Long before YouTube and the GoPro were invented, one man decided to make a car film that had never been attempted before. The year was 1976, the man in question was Claude Lelouch, the renowned French film director. The film was C’était un Rendez-Vous, a highly illegal early morning high speed run through the streets of Paris at breakneck speeds.

C’était un Rendez-vous became a cult classic, thought lost for many years until the digital age. The original 35mm film was re-mastered in 2003 and finally released on DVD for a whole new generation of petrolheads to marvel over.

During LeLouch’s breakneck drive, many of the famous Paris landmarks are blown past as Lelouch carves his way through the streets.
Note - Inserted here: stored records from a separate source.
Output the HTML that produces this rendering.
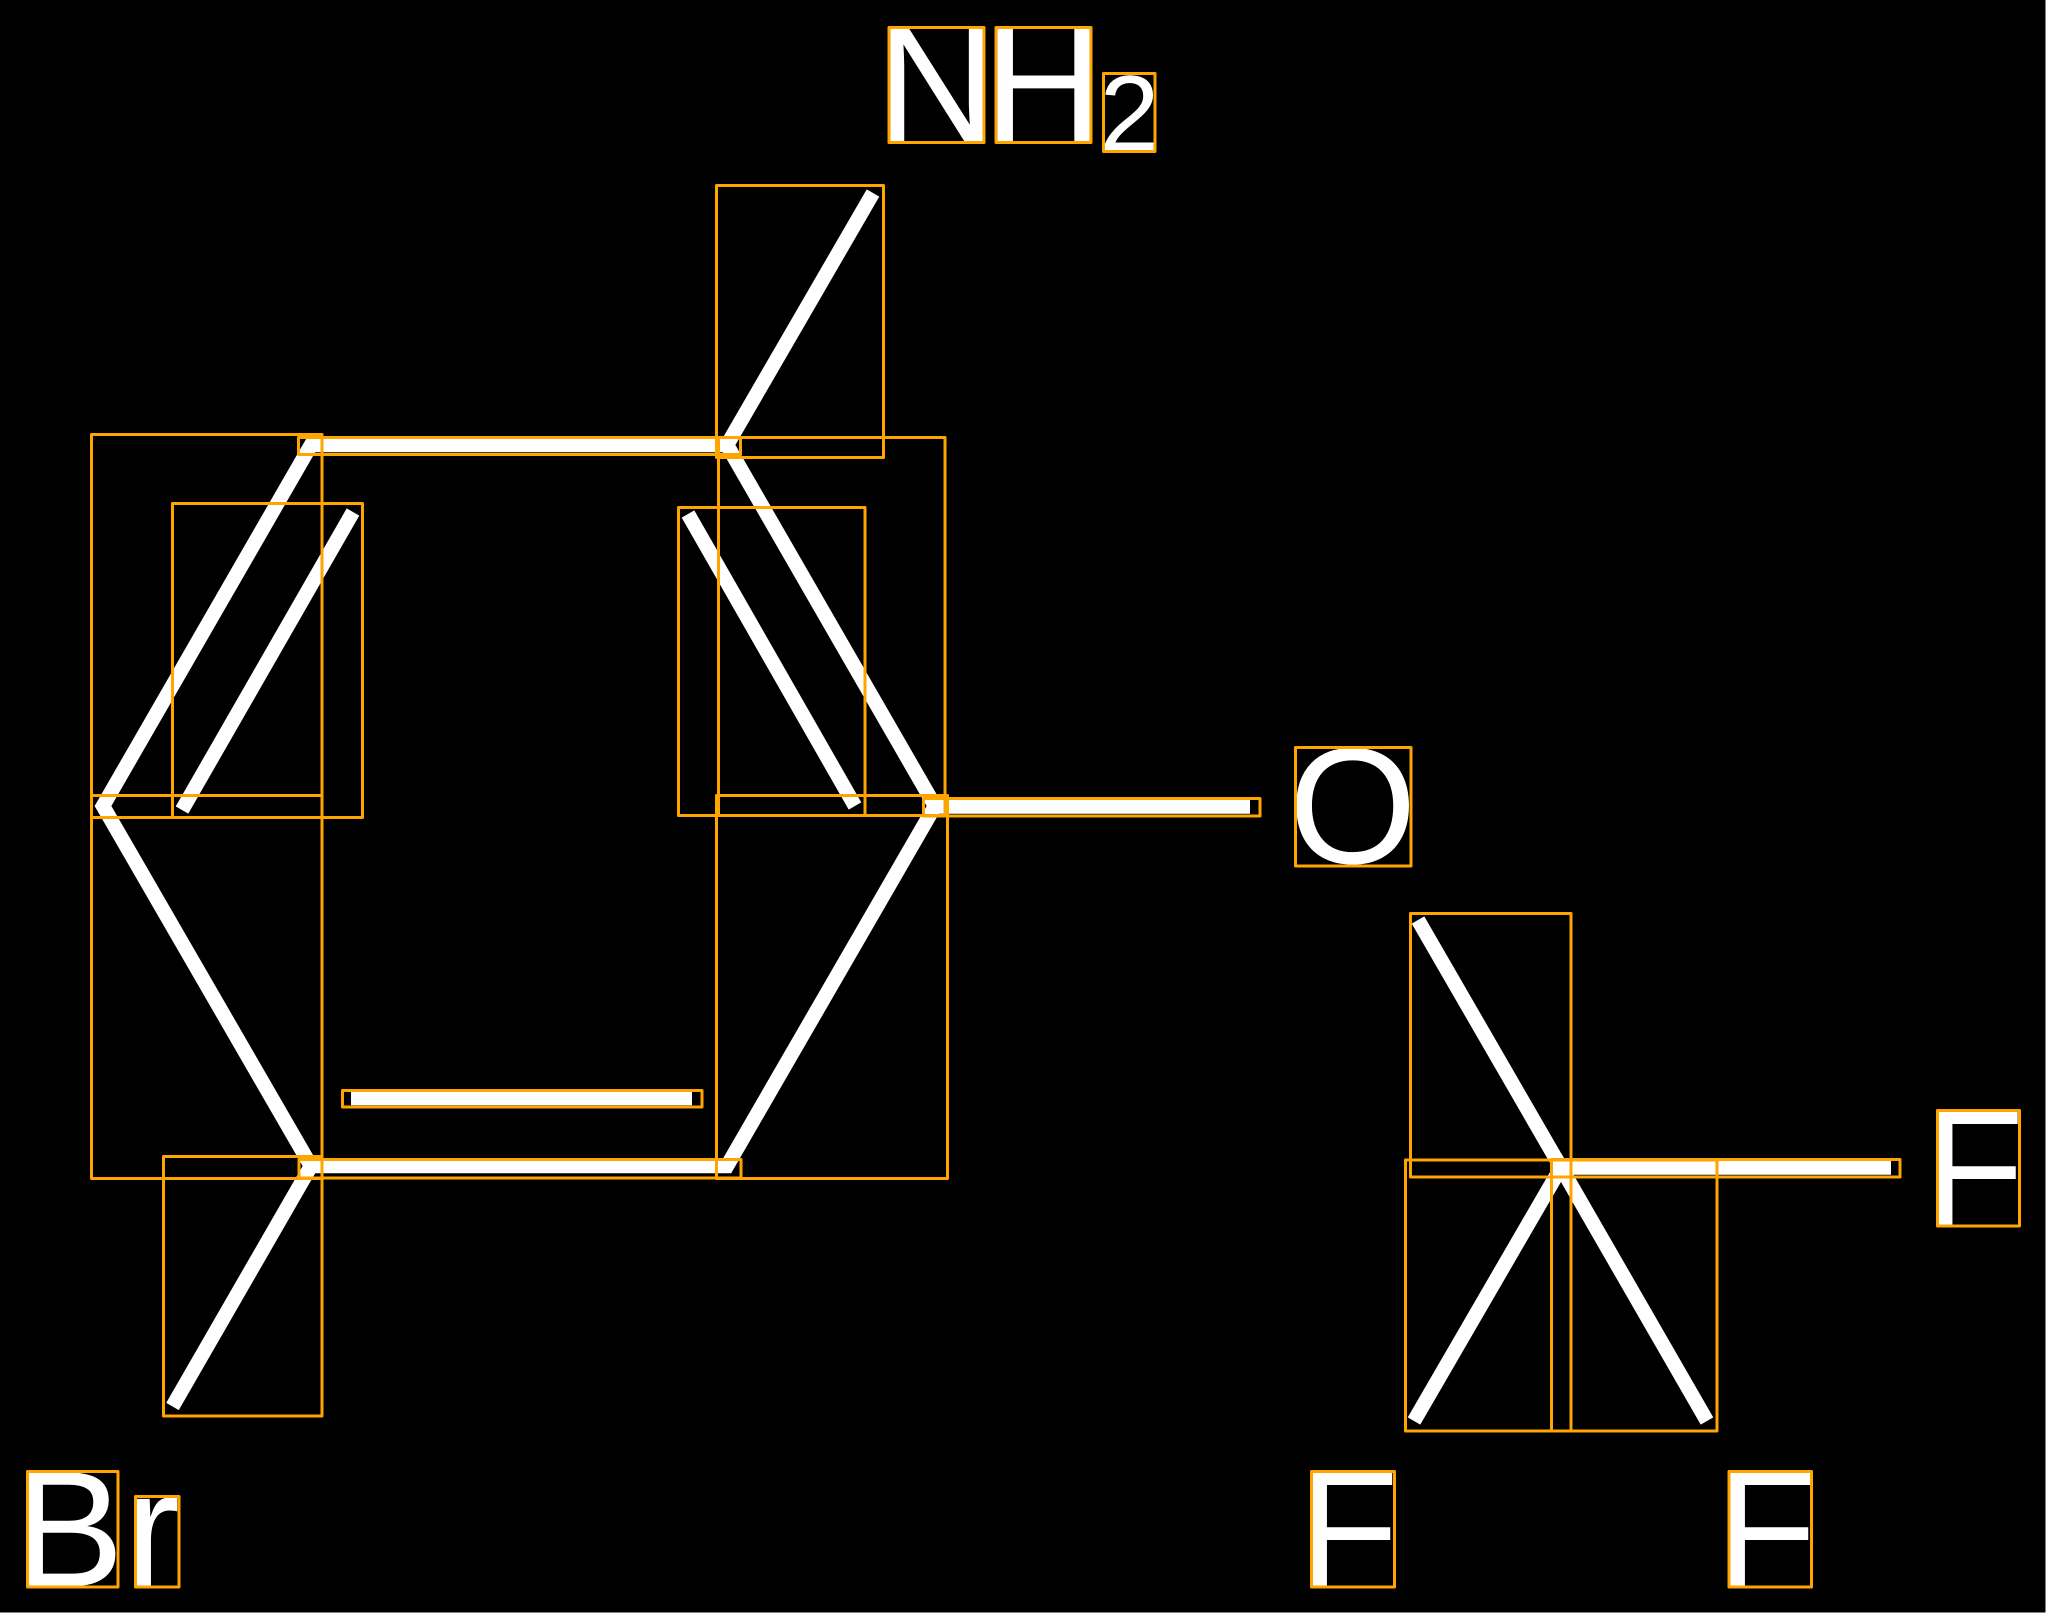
<!DOCTYPE html>
<html><head><meta charset="utf-8"><style>html,body{margin:0;padding:0;background:#fff}svg{display:block}text{font-family:"Liberation Sans",sans-serif;fill:#fff}</style></head><body>
<svg width="2046" height="1613" viewBox="0 0 2046 1613" xmlns="http://www.w3.org/2000/svg">
<rect x="0" y="0" width="2045.5" height="1612.5" fill="#000"/>
<g fill="none" stroke="#fff" stroke-width="14.5" stroke-linejoin="miter" stroke-linecap="butt">
<polyline points="727,445 311,445 103,806 311,1166 727,1166 935,806 727,445 311,445"/>
<polyline points="873,193 727,445"/>
<polyline points="172.5,1406.5 311,1166"/>
<polyline points="353,512 182,810"/>
<polyline points="688,514 855,806"/>
<polyline points="351,1098 692,1098"/>
<polyline points="935,806.5 1250,806.5"/>
<polyline points="1418,920 1561,1167.5 1891,1167.5"/>
<polyline points="1414,1421 1561,1167.5 1707,1421"/>
</g>
<text x="877" y="141" font-size="165">N</text>
<text x="984" y="141" font-size="165">H</text>
<text x="1099.5" y="150.5" font-size="108">2</text>
<text x="1288.5" y="863" font-size="165">O</text>
<text x="1923.5" y="1225" font-size="165">F</text>
<text x="1298" y="1586" font-size="165">F</text>
<text x="1716" y="1586" font-size="165">F</text>
<text x="14" y="1586" font-size="165">B</text>
<text x="125" y="1586" font-size="165">r</text>
<g fill="none" stroke="#FFA500" stroke-width="3" stroke-linejoin="round">
<rect x="889" y="27.5" width="95" height="115"/>
<rect x="996" y="27.5" width="95" height="115"/>
<rect x="1103.5" y="73.5" width="51.5" height="78"/>
<rect x="1295.5" y="747.5" width="115.5" height="118.5"/>
<rect x="1937.5" y="1110.5" width="82" height="115.5"/>
<rect x="1311.5" y="1471.5" width="83" height="115.5"/>
<rect x="1729" y="1471.5" width="82.5" height="115.5"/>
<rect x="27.5" y="1471.5" width="90.5" height="115.5"/>
<rect x="135.5" y="1496.5" width="43.5" height="90.5"/>
<rect x="716.5" y="185.5" width="167" height="272"/>
<rect x="298.5" y="437.5" width="442" height="17"/>
<rect x="91.5" y="434.5" width="230.5" height="383"/>
<rect x="172.5" y="503.5" width="190" height="314"/>
<rect x="678.5" y="507.5" width="186.5" height="308"/>
<rect x="718.5" y="437.5" width="226.5" height="378"/>
<rect x="716.5" y="795.5" width="231" height="383"/>
<rect x="91.5" y="795.5" width="230.5" height="383"/>
<rect x="163.5" y="1156.5" width="158.5" height="259.5"/>
<rect x="342.5" y="1090.5" width="359.5" height="16.5"/>
<rect x="299" y="1159.5" width="442" height="18.5"/>
<rect x="923.5" y="798.5" width="336.5" height="17.5"/>
<rect x="1410.5" y="913.5" width="160.5" height="263.5"/>
<rect x="1551.5" y="1159.5" width="348.5" height="17.5"/>
<rect x="1405.5" y="1160" width="165.5" height="271"/>
<rect x="1551.5" y="1160" width="165.5" height="271"/>
</g>
</svg>
</body></html>
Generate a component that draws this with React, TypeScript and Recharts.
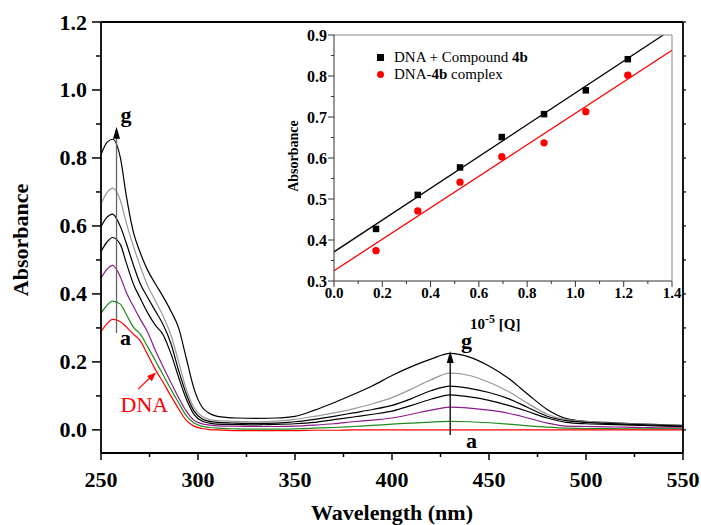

Red lights are simply ignored at near triple digit speeds; he even traverses a one-way street in the wrong direction all so he can make his rendezvous at the famous Sacré-Cœur Basilica.

Now four decades on Ford have worked with Lelouch himself to produce a tribute to this iconic film with a slight twist in the closing seconds.

Since 1976 camera technology has evolved somewhat so Ford has given us their tribute in stunning 360-degree Virtual Reality, the choice of car for such a tribute, the iconic Ford Mustang 5.0-litre V8 GT Fastback.

The Ford Mustang GT 5.0-litre V8 is surely a worthy tribute car to LeLouch’s original choice, his own personal Mercedes-Benz 450SEL 6.9. Both cars feature V8 motors as well as huge power outputs and both are iconic models in their own right.

Lelouch has been quoted as saying:  “I had goose bumps watching ‘C’etait un Rendez-Vous’ 40 years later in virtual reality. At the time, my movie was about the feeling of freedom and the pleasure driving generates. I knew that Ford would do more than just a tribute to the original in this new version.”

Whilst Ford’s film is not a complete tribute, given that four decades has passed since the original film was shot, this is down to the simple fact that some of the roads Lelouch used are simply not there anymore.

Regardless of this, it’s a great way to capture the spirit of the original film while bringing it up to date with the use of modern camera tech that’s now available.